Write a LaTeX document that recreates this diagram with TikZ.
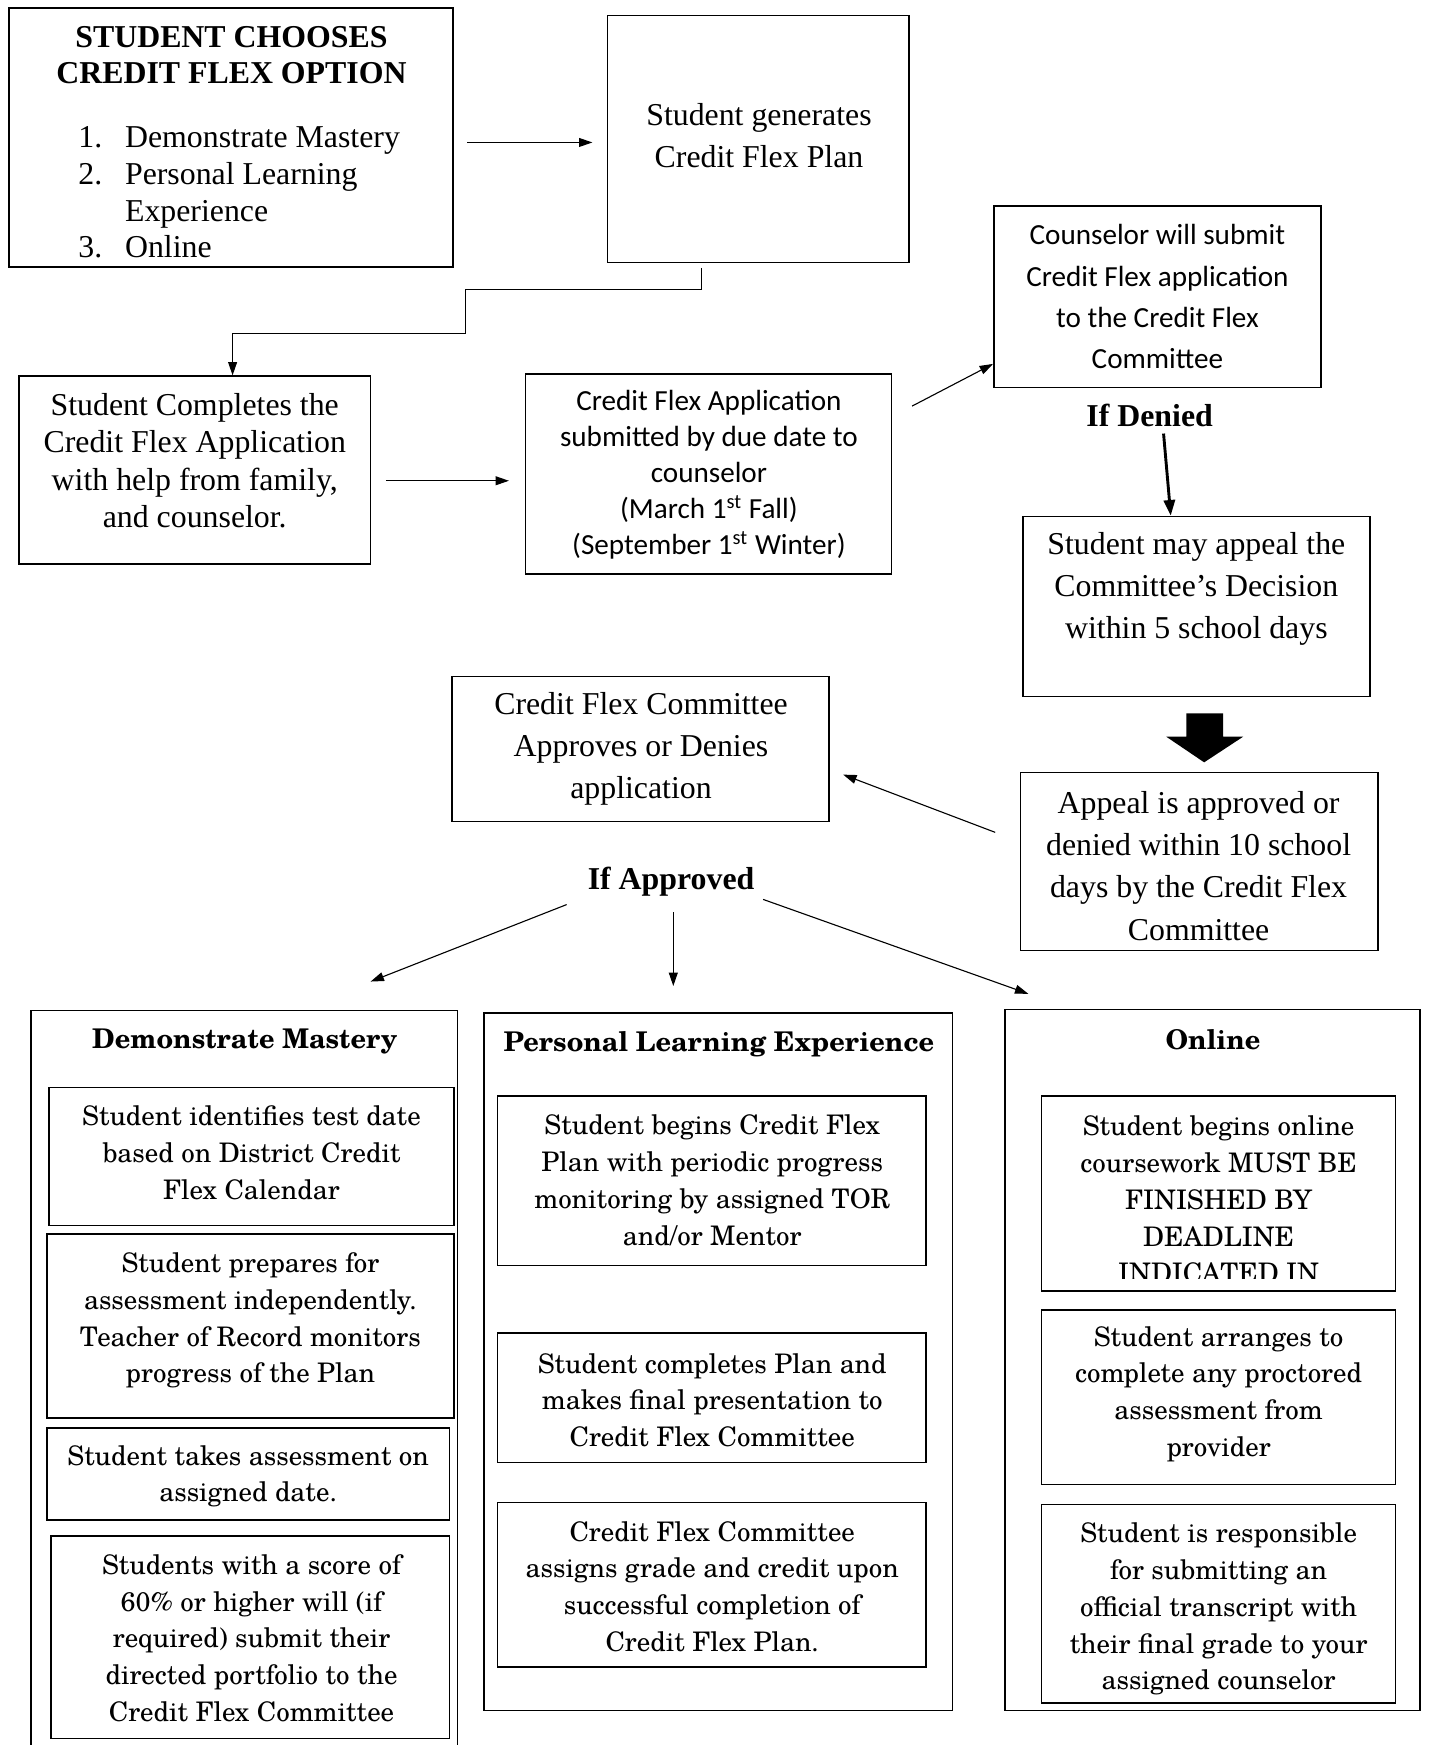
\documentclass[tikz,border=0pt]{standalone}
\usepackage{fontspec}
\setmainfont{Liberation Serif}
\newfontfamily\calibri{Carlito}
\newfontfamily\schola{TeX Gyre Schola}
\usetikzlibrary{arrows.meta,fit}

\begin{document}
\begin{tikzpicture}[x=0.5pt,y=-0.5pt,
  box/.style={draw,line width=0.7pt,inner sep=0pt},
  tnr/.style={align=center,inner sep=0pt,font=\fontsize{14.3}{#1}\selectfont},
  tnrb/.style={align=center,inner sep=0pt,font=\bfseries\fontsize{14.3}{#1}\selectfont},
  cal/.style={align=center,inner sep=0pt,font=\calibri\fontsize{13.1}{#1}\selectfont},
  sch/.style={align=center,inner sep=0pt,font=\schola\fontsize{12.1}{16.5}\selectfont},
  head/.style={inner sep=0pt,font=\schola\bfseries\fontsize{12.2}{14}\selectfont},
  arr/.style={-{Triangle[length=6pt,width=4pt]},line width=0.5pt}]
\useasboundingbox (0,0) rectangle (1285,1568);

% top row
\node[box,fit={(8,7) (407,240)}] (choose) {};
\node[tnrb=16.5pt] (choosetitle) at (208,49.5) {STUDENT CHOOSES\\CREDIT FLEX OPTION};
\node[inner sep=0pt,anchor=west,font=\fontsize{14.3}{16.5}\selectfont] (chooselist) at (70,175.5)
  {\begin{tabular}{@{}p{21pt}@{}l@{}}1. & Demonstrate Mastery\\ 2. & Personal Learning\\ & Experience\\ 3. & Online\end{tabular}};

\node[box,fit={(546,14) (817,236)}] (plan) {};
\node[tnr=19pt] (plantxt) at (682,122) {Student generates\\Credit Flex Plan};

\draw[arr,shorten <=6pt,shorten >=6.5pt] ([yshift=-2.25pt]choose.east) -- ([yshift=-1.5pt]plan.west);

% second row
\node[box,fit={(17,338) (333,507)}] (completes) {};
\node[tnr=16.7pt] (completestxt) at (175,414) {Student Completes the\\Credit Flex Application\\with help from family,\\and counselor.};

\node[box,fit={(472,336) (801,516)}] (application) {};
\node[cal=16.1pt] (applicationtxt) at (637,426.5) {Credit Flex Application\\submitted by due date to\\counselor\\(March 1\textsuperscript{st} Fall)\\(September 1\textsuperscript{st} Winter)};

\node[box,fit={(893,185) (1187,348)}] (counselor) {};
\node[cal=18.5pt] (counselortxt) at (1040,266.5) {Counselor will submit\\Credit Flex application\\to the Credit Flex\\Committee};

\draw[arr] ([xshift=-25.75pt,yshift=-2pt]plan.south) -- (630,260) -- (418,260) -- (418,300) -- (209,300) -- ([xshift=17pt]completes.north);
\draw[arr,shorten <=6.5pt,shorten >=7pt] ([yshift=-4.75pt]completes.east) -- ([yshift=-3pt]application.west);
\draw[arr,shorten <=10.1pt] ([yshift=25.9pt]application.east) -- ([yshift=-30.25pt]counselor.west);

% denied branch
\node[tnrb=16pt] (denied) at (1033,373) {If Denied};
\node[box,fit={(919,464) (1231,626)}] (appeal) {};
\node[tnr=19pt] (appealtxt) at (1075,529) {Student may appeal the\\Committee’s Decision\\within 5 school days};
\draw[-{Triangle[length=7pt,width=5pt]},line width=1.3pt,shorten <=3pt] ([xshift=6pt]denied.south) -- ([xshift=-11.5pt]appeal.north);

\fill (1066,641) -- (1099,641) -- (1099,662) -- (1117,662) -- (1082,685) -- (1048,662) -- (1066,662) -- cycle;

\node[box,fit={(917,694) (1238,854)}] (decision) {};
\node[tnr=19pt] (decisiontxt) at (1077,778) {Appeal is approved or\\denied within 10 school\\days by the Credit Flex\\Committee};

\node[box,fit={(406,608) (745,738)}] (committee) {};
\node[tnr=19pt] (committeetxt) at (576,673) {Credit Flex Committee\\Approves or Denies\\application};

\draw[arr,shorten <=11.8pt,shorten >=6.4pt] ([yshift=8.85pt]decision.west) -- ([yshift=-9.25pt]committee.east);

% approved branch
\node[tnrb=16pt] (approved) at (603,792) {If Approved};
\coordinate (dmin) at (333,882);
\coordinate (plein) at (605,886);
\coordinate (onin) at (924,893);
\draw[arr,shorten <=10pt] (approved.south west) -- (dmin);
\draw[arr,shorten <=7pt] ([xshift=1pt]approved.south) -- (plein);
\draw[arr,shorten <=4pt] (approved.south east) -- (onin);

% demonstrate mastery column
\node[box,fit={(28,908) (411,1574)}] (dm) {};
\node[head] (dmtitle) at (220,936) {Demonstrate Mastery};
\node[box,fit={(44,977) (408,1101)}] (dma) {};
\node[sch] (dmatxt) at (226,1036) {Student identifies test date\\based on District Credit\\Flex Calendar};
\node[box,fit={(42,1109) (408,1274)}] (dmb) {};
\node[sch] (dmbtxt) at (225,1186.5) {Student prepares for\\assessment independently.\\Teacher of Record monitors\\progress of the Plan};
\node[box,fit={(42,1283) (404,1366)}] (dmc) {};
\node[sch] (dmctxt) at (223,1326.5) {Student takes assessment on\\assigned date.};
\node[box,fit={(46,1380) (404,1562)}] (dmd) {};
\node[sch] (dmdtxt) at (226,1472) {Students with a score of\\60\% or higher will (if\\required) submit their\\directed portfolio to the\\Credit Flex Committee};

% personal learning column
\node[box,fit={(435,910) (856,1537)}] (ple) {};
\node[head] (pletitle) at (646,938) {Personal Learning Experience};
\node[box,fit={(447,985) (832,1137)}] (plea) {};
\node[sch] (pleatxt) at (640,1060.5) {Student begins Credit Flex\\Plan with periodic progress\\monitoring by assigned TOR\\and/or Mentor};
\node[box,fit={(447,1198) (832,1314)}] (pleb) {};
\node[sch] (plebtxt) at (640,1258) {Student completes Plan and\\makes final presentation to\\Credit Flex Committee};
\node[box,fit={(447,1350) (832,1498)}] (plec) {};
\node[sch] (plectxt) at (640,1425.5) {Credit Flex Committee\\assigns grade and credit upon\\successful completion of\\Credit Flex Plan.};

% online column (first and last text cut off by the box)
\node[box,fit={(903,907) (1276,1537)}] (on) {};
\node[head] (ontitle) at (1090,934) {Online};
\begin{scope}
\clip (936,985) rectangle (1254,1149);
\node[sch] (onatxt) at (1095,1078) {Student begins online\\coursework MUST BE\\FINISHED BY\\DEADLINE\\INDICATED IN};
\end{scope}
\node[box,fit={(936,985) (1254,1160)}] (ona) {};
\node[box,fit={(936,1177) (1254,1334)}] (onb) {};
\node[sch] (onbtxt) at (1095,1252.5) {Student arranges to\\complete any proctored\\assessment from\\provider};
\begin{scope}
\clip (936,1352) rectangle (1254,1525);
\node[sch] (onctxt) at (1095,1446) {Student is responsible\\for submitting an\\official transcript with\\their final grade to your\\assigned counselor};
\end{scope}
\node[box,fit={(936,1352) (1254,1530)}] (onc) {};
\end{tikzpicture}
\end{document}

> **Objective**
Copy all the lines of data exactly as they appear, dropping any images.

> **Result of the exercise**
Write a LaTeX document that recreates this diagram with TikZ.
\documentclass[tikz,border=0pt]{standalone}
\usepackage{fontspec}
\setmainfont{Liberation Serif}
\newfontfamily\calibri{Carlito}
\newfontfamily\schola{TeX Gyre Schola}
\usetikzlibrary{arrows.meta,fit}

\begin{document}
\begin{tikzpicture}[x=0.5pt,y=-0.5pt,
  box/.style={draw,line width=0.7pt,inner sep=0pt},
  tnr/.style={align=center,inner sep=0pt,font=\fontsize{14.3}{#1}\selectfont},
  tnrb/.style={align=center,inner sep=0pt,font=\bfseries\fontsize{14.3}{#1}\selectfont},
  cal/.style={align=center,inner sep=0pt,font=\calibri\fontsize{13.1}{#1}\selectfont},
  sch/.style={align=center,inner sep=0pt,font=\schola\fontsize{12.1}{16.5}\selectfont},
  head/.style={inner sep=0pt,font=\schola\bfseries\fontsize{12.2}{14}\selectfont},
  arr/.style={-{Triangle[length=6pt,width=4pt]},line width=0.5pt}]
\useasboundingbox (0,0) rectangle (1285,1568);

% top row
\node[box,fit={(8,7) (407,240)}] (choose) {};
\node[tnrb=16.5pt] (choosetitle) at (208,49.5) {STUDENT CHOOSES\\CREDIT FLEX OPTION};
\node[inner sep=0pt,anchor=west,font=\fontsize{14.3}{16.5}\selectfont] (chooselist) at (70,175.5)
  {\begin{tabular}{@{}p{21pt}@{}l@{}}1. & Demonstrate Mastery\\ 2. & Personal Learning\\ & Experience\\ 3. & Online\end{tabular}};

\node[box,fit={(546,14) (817,236)}] (plan) {};
\node[tnr=19pt] (plantxt) at (682,122) {Student generates\\Credit Flex Plan};

\draw[arr,shorten <=6pt,shorten >=6.5pt] ([yshift=-2.25pt]choose.east) -- ([yshift=-1.5pt]plan.west);

% second row
\node[box,fit={(17,338) (333,507)}] (completes) {};
\node[tnr=16.7pt] (completestxt) at (175,414) {Student Completes the\\Credit Flex Application\\with help from family,\\and counselor.};

\node[box,fit={(472,336) (801,516)}] (application) {};
\node[cal=16.1pt] (applicationtxt) at (637,426.5) {Credit Flex Application\\submitted by due date to\\counselor\\(March 1\textsuperscript{st} Fall)\\(September 1\textsuperscript{st} Winter)};

\node[box,fit={(893,185) (1187,348)}] (counselor) {};
\node[cal=18.5pt] (counselortxt) at (1040,266.5) {Counselor will submit\\Credit Flex application\\to the Credit Flex\\Committee};

\draw[arr] ([xshift=-25.75pt,yshift=-2pt]plan.south) -- (630,260) -- (418,260) -- (418,300) -- (209,300) -- ([xshift=17pt]completes.north);
\draw[arr,shorten <=6.5pt,shorten >=7pt] ([yshift=-4.75pt]completes.east) -- ([yshift=-3pt]application.west);
\draw[arr,shorten <=10.1pt] ([yshift=25.9pt]application.east) -- ([yshift=-30.25pt]counselor.west);

% denied branch
\node[tnrb=16pt] (denied) at (1033,373) {If Denied};
\node[box,fit={(919,464) (1231,626)}] (appeal) {};
\node[tnr=19pt] (appealtxt) at (1075,529) {Student may appeal the\\Committee’s Decision\\within 5 school days};
\draw[-{Triangle[length=7pt,width=5pt]},line width=1.3pt,shorten <=3pt] ([xshift=6pt]denied.south) -- ([xshift=-11.5pt]appeal.north);

\fill (1066,641) -- (1099,641) -- (1099,662) -- (1117,662) -- (1082,685) -- (1048,662) -- (1066,662) -- cycle;

\node[box,fit={(917,694) (1238,854)}] (decision) {};
\node[tnr=19pt] (decisiontxt) at (1077,778) {Appeal is approved or\\denied within 10 school\\days by the Credit Flex\\Committee};

\node[box,fit={(406,608) (745,738)}] (committee) {};
\node[tnr=19pt] (committeetxt) at (576,673) {Credit Flex Committee\\Approves or Denies\\application};

\draw[arr,shorten <=11.8pt,shorten >=6.4pt] ([yshift=8.85pt]decision.west) -- ([yshift=-9.25pt]committee.east);

% approved branch
\node[tnrb=16pt] (approved) at (603,792) {If Approved};
\coordinate (dmin) at (333,882);
\coordinate (plein) at (605,886);
\coordinate (onin) at (924,893);
\draw[arr,shorten <=10pt] (approved.south west) -- (dmin);
\draw[arr,shorten <=7pt] ([xshift=1pt]approved.south) -- (plein);
\draw[arr,shorten <=4pt] (approved.south east) -- (onin);

% demonstrate mastery column
\node[box,fit={(28,908) (411,1574)}] (dm) {};
\node[head] (dmtitle) at (220,936) {Demonstrate Mastery};
\node[box,fit={(44,977) (408,1101)}] (dma) {};
\node[sch] (dmatxt) at (226,1036) {Student identifies test date\\based on District Credit\\Flex Calendar};
\node[box,fit={(42,1109) (408,1274)}] (dmb) {};
\node[sch] (dmbtxt) at (225,1186.5) {Student prepares for\\assessment independently.\\Teacher of Record monitors\\progress of the Plan};
\node[box,fit={(42,1283) (404,1366)}] (dmc) {};
\node[sch] (dmctxt) at (223,1326.5) {Student takes assessment on\\assigned date.};
\node[box,fit={(46,1380) (404,1562)}] (dmd) {};
\node[sch] (dmdtxt) at (226,1472) {Students with a score of\\60\% or higher will (if\\required) submit their\\directed portfolio to the\\Credit Flex Committee};

% personal learning column
\node[box,fit={(435,910) (856,1537)}] (ple) {};
\node[head] (pletitle) at (646,938) {Personal Learning Experience};
\node[box,fit={(447,985) (832,1137)}] (plea) {};
\node[sch] (pleatxt) at (640,1060.5) {Student begins Credit Flex\\Plan with periodic progress\\monitoring by assigned TOR\\and/or Mentor};
\node[box,fit={(447,1198) (832,1314)}] (pleb) {};
\node[sch] (plebtxt) at (640,1258) {Student completes Plan and\\makes final presentation to\\Credit Flex Committee};
\node[box,fit={(447,1350) (832,1498)}] (plec) {};
\node[sch] (plectxt) at (640,1425.5) {Credit Flex Committee\\assigns grade and credit upon\\successful completion of\\Credit Flex Plan.};

% online column (first and last text cut off by the box)
\node[box,fit={(903,907) (1276,1537)}] (on) {};
\node[head] (ontitle) at (1090,934) {Online};
\begin{scope}
\clip (936,985) rectangle (1254,1149);
\node[sch] (onatxt) at (1095,1078) {Student begins online\\coursework MUST BE\\FINISHED BY\\DEADLINE\\INDICATED IN};
\end{scope}
\node[box,fit={(936,985) (1254,1160)}] (ona) {};
\node[box,fit={(936,1177) (1254,1334)}] (onb) {};
\node[sch] (onbtxt) at (1095,1252.5) {Student arranges to\\complete any proctored\\assessment from\\provider};
\begin{scope}
\clip (936,1352) rectangle (1254,1525);
\node[sch] (onctxt) at (1095,1446) {Student is responsible\\for submitting an\\official transcript with\\their final grade to your\\assigned counselor};
\end{scope}
\node[box,fit={(936,1352) (1254,1530)}] (onc) {};
\end{tikzpicture}
\end{document}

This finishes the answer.